• [Work to complete] Examine each line of the data. Copy those that contain the string "matplotlib".

• [Dataset excerpt]
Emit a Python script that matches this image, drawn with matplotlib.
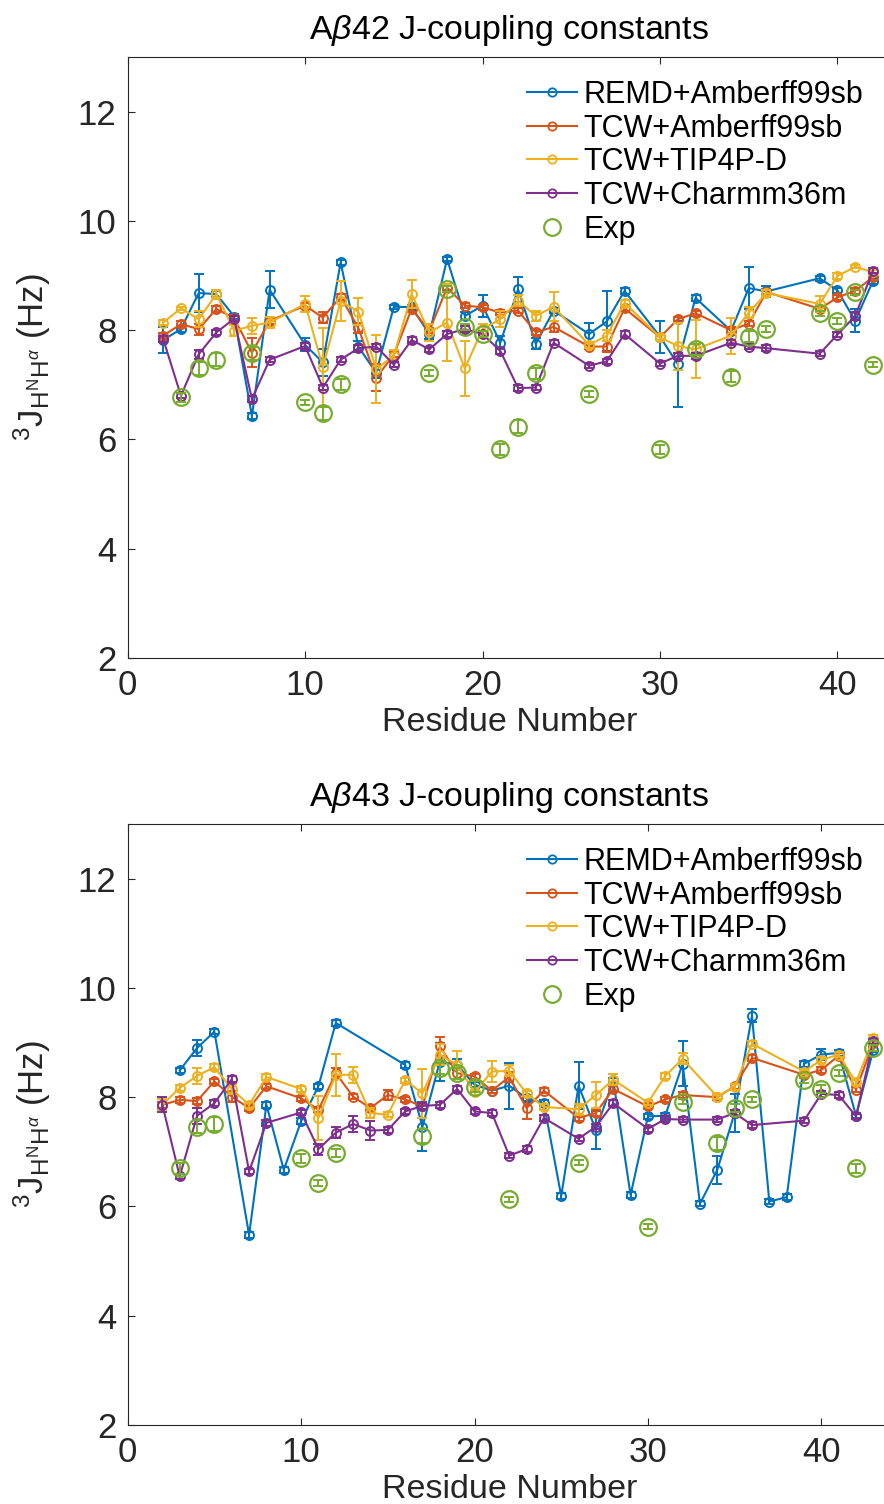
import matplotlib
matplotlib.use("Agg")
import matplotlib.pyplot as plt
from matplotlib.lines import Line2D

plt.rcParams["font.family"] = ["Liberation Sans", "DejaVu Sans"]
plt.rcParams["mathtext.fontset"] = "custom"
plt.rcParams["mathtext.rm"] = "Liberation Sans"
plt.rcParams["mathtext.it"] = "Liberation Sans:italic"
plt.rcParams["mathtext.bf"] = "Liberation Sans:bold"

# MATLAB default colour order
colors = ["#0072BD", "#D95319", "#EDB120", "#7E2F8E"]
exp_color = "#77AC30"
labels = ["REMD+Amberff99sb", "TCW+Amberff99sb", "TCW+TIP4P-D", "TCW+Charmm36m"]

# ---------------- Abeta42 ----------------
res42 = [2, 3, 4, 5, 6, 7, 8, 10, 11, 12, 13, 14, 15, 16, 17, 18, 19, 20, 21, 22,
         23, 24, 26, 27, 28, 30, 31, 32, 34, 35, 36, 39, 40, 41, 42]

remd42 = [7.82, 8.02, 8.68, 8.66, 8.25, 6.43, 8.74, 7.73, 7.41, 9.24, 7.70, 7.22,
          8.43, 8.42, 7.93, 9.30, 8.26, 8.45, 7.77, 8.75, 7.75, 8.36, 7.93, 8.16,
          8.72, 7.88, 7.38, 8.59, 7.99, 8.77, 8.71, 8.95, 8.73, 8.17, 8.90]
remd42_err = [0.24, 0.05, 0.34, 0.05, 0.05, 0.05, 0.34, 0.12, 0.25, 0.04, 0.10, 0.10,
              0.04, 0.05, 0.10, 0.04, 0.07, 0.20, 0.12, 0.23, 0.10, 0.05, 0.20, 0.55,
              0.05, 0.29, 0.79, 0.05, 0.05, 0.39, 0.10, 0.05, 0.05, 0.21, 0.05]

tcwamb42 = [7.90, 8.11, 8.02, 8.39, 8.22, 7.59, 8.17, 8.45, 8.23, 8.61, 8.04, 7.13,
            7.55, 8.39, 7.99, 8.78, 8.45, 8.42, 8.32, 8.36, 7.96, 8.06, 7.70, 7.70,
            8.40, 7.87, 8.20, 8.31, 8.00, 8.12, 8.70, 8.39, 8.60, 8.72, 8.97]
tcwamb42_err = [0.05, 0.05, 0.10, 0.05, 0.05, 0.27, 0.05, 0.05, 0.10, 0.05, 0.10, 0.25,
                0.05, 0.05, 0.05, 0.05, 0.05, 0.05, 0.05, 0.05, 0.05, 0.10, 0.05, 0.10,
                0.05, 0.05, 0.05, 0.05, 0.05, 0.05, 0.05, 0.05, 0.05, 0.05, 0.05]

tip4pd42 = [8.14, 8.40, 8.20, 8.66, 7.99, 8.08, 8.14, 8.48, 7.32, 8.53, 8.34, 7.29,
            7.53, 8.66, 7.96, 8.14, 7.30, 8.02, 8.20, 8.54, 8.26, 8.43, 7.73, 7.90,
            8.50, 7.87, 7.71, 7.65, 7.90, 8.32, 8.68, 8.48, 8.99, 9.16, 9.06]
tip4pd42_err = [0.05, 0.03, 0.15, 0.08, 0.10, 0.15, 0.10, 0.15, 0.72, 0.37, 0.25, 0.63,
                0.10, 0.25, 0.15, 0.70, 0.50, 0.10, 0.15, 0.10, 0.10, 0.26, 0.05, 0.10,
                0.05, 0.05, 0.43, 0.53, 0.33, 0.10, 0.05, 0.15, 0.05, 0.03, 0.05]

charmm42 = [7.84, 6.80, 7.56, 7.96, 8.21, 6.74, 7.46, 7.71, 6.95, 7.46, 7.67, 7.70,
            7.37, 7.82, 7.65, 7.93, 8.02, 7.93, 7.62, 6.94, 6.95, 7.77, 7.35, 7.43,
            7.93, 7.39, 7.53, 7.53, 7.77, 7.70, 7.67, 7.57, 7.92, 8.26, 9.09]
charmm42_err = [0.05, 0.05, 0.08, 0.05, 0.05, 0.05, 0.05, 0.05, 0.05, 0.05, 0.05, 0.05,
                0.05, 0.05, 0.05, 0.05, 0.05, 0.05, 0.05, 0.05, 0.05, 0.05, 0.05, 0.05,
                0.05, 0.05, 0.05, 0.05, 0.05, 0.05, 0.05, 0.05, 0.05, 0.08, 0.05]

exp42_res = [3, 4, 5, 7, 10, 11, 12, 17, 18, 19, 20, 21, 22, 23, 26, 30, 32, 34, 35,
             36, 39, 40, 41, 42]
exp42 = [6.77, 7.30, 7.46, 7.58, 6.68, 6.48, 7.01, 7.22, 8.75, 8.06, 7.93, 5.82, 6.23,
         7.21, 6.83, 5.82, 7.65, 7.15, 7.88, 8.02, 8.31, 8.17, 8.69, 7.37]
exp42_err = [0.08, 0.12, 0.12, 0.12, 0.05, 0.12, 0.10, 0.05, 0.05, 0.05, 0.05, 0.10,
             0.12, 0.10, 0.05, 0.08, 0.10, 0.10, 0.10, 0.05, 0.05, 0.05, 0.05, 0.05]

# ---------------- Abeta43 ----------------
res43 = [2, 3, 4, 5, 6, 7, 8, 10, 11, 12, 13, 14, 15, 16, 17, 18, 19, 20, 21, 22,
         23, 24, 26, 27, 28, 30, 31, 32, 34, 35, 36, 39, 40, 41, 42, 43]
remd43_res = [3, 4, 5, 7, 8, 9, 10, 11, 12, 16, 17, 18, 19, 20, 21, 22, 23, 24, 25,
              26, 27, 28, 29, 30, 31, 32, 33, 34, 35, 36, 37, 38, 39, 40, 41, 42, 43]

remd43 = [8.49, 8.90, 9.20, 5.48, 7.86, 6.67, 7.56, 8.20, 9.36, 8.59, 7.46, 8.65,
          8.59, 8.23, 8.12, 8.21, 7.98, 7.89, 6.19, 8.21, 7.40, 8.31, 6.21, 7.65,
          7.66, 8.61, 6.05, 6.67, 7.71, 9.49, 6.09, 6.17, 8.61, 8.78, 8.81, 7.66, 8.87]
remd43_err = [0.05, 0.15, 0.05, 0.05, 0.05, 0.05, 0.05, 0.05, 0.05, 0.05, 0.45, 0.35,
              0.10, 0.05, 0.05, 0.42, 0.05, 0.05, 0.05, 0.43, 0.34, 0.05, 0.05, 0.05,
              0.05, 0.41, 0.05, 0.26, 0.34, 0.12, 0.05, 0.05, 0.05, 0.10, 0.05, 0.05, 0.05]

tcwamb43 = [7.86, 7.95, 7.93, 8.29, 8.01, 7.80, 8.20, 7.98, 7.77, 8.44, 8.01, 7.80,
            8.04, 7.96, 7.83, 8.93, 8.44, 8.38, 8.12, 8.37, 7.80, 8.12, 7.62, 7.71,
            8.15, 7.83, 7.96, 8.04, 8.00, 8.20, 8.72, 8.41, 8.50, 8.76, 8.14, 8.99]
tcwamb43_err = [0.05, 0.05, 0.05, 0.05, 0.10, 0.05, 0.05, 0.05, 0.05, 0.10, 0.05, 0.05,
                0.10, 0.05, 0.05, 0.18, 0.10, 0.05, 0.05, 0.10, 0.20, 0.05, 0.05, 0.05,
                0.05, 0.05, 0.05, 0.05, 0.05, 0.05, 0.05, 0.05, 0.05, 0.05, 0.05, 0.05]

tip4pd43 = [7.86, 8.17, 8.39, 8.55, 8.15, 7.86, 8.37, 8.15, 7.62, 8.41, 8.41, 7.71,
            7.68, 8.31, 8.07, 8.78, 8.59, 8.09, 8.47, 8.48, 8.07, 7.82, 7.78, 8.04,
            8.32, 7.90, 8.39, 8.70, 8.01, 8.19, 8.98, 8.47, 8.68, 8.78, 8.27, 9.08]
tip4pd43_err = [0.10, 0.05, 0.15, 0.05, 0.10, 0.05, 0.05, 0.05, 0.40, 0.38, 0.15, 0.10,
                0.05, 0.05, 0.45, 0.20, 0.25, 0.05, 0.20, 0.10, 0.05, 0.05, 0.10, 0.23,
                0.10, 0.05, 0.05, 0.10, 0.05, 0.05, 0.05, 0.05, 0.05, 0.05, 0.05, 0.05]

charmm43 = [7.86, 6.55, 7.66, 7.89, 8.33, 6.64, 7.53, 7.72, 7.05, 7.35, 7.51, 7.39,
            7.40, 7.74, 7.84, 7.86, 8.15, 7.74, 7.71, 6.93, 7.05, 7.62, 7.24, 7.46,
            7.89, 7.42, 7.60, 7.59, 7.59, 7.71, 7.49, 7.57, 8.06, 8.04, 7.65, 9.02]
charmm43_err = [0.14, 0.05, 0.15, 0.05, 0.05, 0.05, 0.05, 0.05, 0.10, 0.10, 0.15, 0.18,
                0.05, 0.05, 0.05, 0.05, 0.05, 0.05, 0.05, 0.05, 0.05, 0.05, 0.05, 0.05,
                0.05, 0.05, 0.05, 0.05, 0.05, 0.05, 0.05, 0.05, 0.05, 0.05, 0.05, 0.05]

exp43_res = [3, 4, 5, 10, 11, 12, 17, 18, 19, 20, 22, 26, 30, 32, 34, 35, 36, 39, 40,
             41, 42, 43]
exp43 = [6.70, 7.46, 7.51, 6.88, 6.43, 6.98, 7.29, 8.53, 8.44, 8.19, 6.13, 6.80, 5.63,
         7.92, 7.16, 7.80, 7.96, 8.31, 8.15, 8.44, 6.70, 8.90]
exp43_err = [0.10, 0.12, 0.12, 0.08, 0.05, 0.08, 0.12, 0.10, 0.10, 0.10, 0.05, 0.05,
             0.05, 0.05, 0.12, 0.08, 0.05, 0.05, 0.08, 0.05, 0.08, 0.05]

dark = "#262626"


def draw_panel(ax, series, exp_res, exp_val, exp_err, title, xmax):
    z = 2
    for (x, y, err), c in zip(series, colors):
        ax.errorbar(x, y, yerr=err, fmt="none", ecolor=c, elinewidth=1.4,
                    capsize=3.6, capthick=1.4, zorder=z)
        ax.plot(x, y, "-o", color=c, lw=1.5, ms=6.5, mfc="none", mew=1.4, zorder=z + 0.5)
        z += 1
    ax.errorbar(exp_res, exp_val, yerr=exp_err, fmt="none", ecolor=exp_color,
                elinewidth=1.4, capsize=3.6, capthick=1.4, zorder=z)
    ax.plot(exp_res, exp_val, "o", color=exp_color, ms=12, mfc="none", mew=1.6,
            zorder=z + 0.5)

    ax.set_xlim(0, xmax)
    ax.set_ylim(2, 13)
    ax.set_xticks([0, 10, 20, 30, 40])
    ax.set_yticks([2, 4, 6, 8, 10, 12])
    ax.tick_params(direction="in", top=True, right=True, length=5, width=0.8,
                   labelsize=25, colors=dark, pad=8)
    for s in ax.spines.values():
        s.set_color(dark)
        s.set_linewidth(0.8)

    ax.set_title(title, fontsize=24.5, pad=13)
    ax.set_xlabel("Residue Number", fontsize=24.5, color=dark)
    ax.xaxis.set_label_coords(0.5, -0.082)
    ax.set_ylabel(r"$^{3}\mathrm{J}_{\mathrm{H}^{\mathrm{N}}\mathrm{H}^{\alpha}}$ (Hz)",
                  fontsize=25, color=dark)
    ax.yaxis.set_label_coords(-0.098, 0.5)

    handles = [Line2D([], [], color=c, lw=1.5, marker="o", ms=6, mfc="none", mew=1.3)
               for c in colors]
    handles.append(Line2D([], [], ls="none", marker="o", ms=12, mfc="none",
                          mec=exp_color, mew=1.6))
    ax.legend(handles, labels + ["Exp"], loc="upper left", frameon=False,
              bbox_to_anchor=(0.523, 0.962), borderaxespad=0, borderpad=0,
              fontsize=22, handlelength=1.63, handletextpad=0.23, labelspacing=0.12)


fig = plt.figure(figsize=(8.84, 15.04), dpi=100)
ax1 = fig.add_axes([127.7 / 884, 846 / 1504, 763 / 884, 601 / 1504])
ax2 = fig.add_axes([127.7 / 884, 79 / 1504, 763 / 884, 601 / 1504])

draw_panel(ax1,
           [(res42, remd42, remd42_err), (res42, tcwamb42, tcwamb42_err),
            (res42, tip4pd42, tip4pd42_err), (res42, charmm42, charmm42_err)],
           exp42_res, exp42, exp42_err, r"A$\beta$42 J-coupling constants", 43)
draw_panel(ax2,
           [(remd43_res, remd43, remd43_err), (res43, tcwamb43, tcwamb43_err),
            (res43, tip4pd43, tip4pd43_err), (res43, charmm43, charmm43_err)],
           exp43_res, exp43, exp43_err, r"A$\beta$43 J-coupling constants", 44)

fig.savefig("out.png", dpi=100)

• [Solution]
Emit a Python script that matches this image, drawn with matplotlib.
import matplotlib
matplotlib.use("Agg")
import matplotlib.pyplot as plt
from matplotlib.lines import Line2D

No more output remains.